The bench used both persuasion and warnings, where appropriate, to seek results as many of the cases before it were PIL matters, and were devoid of adversarial litigation.

Out with the old?

The new CJI, Justice TS Thakur’s decision to do away with the bench has evinced mixed reactions. 

Convinced about the commitment of the Lokur-Lalit bench to the cause of social justice, some wonder whether other benches would be equally inclined to pursue each case to its logical culmination. 

They cite for instance, how one of the petitions, filed by the Trained Nurses Association of India, earlier heard by the social justice bench, was disposed of today at the very first hearing by Justice Anil R Dave-led bench. The petition sought better pay scales and service benefits to nurses all over India.  

The new bench asked the Centre to form a committee to make recommendations, after making a study of the pay scales of nurses in private hospitals within a month, and directed the state to implement them within six months thereafter. 

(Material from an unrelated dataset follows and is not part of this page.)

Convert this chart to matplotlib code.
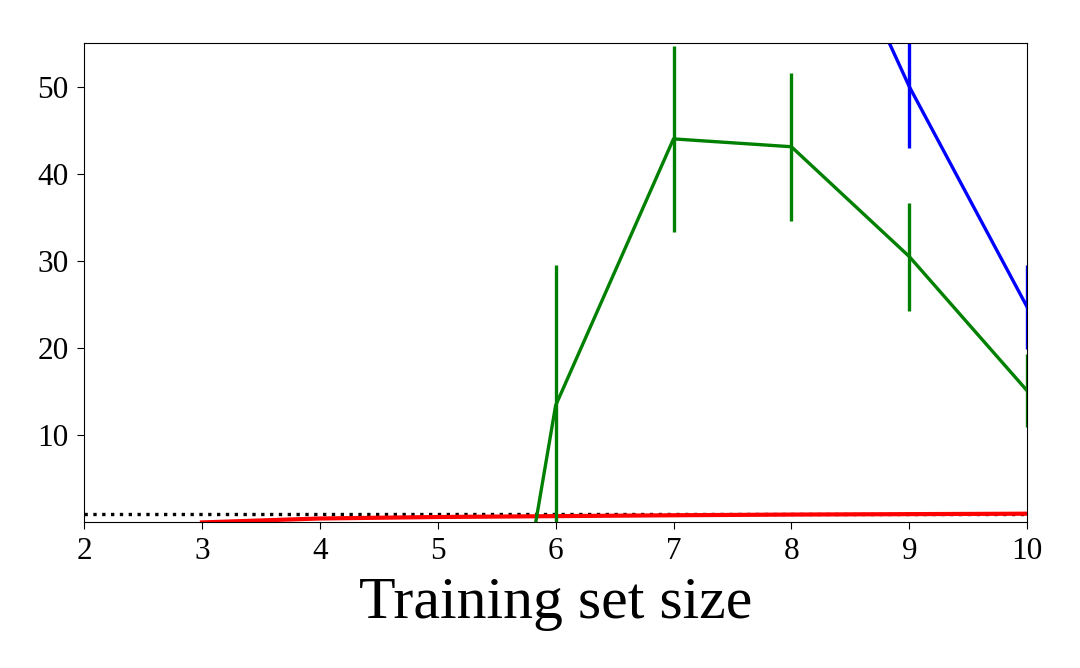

Had the social justice bench continued to hear the matter, it would have preferred to monitor the results of its directions, for a few months.

Others, however, disagree.  They believe that if social justice matters are heard by only one bench, and if the composition of the bench changes, none can guarantee the commitment of the bench to monitor such cases, and as a result, all social justice matters may suffer.

Instead, if such matters are fairly distributed across all the benches, there may be considerable hope that at least some would see the light of the day, they say.  

Apart from the Trained Nurses Association of India case, other cases, which were earlier heard by the social justice bench, but were listed before other benches were as follows:

Karma Dorjee & Ors v. Union of India: This is about the concerns of the people of the North East living in other parts of the country

Savelife Foundation v. Union of India: This is about the protection of Good Samaritans, who assist the victims of road accidents

The case Re-Inhuman conditions in 1382 prisons - also heard by social justice bench earlier - was listed before a bench which included Justice Lokur and Justice RK Agrawal.

Despite the breaking of Lokur-Lalit bench, it seems that the bench will specially meet to hear the ongoing Manipur encounters case, which is nearing a decisive stage.

The case was last heard on 14 January and the bench is scheduled to sit again on 12 February to hear the matter.